Reproduce all the material exactly, minus any pictures it holds.
# START OF GIVEN MATERIAL
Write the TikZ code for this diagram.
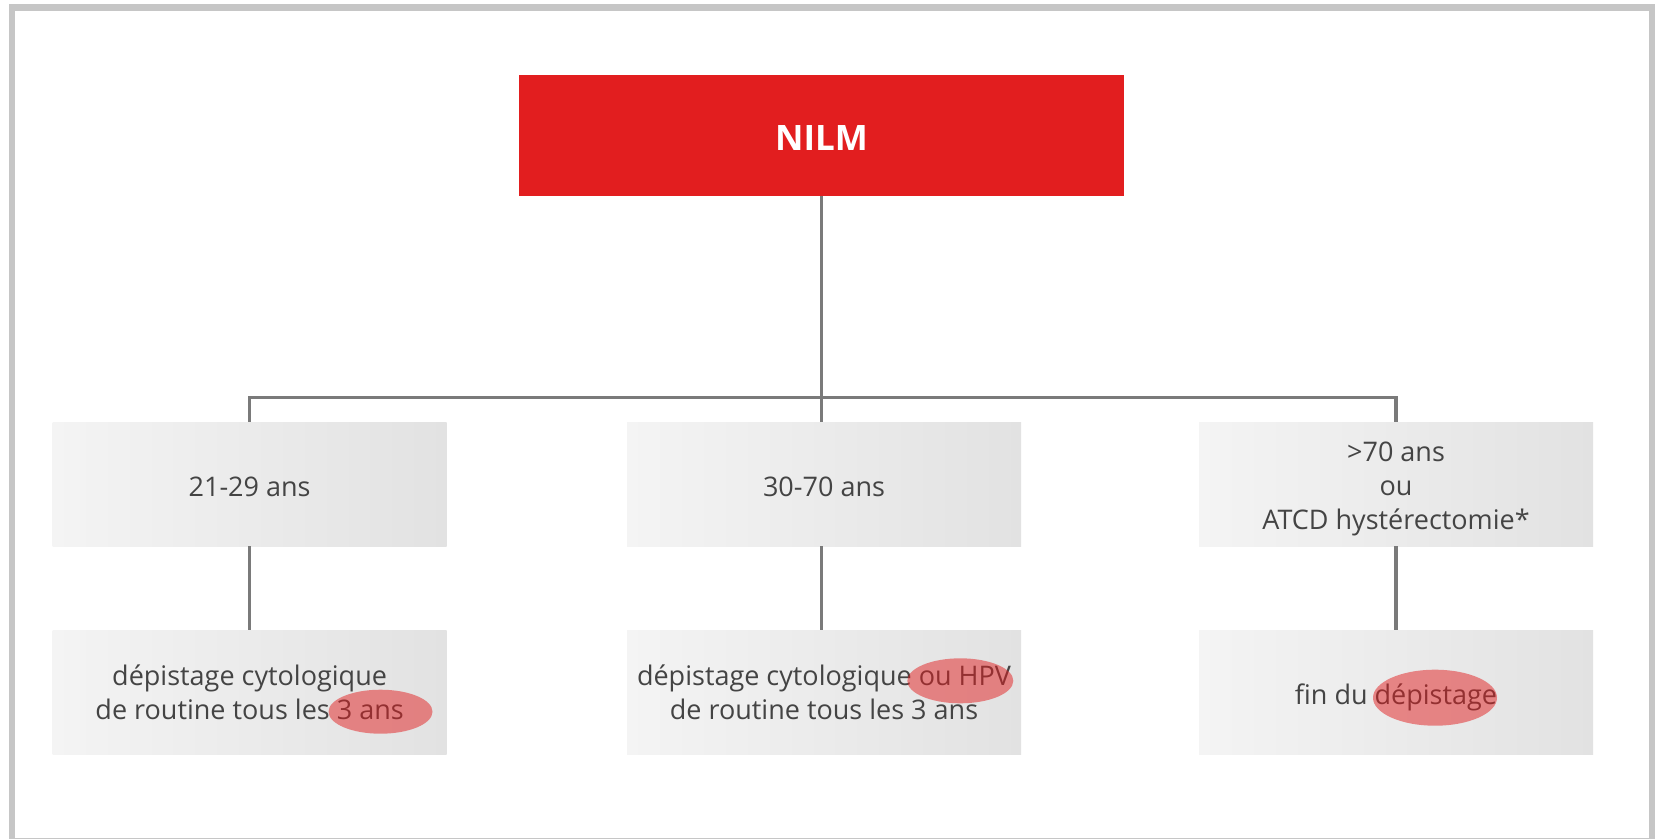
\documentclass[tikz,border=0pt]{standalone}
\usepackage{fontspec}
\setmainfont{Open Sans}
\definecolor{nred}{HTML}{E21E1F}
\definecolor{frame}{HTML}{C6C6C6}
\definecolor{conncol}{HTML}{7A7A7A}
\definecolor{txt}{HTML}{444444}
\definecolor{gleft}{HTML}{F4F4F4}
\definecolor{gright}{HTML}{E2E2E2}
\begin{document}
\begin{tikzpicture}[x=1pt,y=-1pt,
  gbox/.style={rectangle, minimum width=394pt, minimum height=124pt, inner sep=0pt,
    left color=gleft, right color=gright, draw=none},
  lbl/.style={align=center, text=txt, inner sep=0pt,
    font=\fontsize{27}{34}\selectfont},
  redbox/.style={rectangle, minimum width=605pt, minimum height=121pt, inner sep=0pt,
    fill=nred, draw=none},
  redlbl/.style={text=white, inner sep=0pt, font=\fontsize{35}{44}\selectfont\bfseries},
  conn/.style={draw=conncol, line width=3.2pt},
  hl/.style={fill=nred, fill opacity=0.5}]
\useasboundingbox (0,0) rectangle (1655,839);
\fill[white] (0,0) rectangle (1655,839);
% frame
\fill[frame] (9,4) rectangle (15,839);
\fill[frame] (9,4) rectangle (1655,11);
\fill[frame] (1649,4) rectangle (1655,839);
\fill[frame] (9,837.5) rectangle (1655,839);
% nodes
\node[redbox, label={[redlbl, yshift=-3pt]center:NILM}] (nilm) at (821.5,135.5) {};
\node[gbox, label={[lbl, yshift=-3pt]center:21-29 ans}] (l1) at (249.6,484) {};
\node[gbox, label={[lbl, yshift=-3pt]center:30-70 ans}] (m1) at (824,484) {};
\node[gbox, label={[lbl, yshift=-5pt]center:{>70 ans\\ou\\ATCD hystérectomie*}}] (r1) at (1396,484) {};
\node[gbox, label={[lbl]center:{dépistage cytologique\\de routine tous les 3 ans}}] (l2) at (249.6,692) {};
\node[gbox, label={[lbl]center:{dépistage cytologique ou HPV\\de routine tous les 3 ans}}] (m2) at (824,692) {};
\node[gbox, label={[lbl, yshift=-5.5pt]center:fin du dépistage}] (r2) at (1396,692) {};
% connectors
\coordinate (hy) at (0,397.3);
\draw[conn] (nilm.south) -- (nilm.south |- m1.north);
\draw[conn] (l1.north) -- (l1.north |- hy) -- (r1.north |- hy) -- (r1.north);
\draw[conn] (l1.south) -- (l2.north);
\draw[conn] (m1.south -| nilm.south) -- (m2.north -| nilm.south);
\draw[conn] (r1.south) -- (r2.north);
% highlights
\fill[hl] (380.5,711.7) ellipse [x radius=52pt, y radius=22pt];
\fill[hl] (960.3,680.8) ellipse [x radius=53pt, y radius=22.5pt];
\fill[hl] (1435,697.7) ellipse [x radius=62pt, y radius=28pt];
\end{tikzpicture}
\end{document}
# END OF GIVEN MATERIAL
**WRITTEN SOLUTION**
Write the TikZ code for this diagram.
\documentclass[tikz,border=0pt]{standalone}
\usepackage{fontspec}
\setmainfont{Open Sans}
\definecolor{nred}{HTML}{E21E1F}
\definecolor{frame}{HTML}{C6C6C6}
\definecolor{conncol}{HTML}{7A7A7A}
\definecolor{txt}{HTML}{444444}
\definecolor{gleft}{HTML}{F4F4F4}
\definecolor{gright}{HTML}{E2E2E2}
\begin{document}
\begin{tikzpicture}[x=1pt,y=-1pt,
  gbox/.style={rectangle, minimum width=394pt, minimum height=124pt, inner sep=0pt,
    left color=gleft, right color=gright, draw=none},
  lbl/.style={align=center, text=txt, inner sep=0pt,
    font=\fontsize{27}{34}\selectfont},
  redbox/.style={rectangle, minimum width=605pt, minimum height=121pt, inner sep=0pt,
    fill=nred, draw=none},
  redlbl/.style={text=white, inner sep=0pt, font=\fontsize{35}{44}\selectfont\bfseries},
  conn/.style={draw=conncol, line width=3.2pt},
  hl/.style={fill=nred, fill opacity=0.5}]
\useasboundingbox (0,0) rectangle (1655,839);
\fill[white] (0,0) rectangle (1655,839);
% frame
\fill[frame] (9,4) rectangle (15,839);
\fill[frame] (9,4) rectangle (1655,11);
\fill[frame] (1649,4) rectangle (1655,839);
\fill[frame] (9,837.5) rectangle (1655,839);
% nodes
\node[redbox, label={[redlbl, yshift=-3pt]center:NILM}] (nilm) at (821.5,135.5) {};
\node[gbox, label={[lbl, yshift=-3pt]center:21-29 ans}] (l1) at (249.6,484) {};
\node[gbox, label={[lbl, yshift=-3pt]center:30-70 ans}] (m1) at (824,484) {};
\node[gbox, label={[lbl, yshift=-5pt]center:{>70 ans\\ou\\ATCD hystérectomie*}}] (r1) at (1396,484) {};
\node[gbox, label={[lbl]center:{dépistage cytologique\\de routine tous les 3 ans}}] (l2) at (249.6,692) {};
\node[gbox, label={[lbl]center:{dépistage cytologique ou HPV\\de routine tous les 3 ans}}] (m2) at (824,692) {};
\node[gbox, label={[lbl, yshift=-5.5pt]center:fin du dépistage}] (r2) at (1396,692) {};
% connectors
\coordinate (hy) at (0,397.3);
\draw[conn] (nilm.south) -- (nilm.south |- m1.north);
\draw[conn] (l1.north) -- (l1.north |- hy) -- (r1.north |- hy) -- (r1.north);
\draw[conn] (l1.south) -- (l2.north);
\draw[conn] (m1.south -| nilm.south) -- (m2.north -| nilm.south);
\draw[conn] (r1.south) -- (r2.north);
% highlights
\fill[hl] (380.5,711.7) ellipse [x radius=52pt, y radius=22pt];
\fill[hl] (960.3,680.8) ellipse [x radius=53pt, y radius=22.5pt];
\fill[hl] (1435,697.7) ellipse [x radius=62pt, y radius=28pt];
\end{tikzpicture}
\end{document}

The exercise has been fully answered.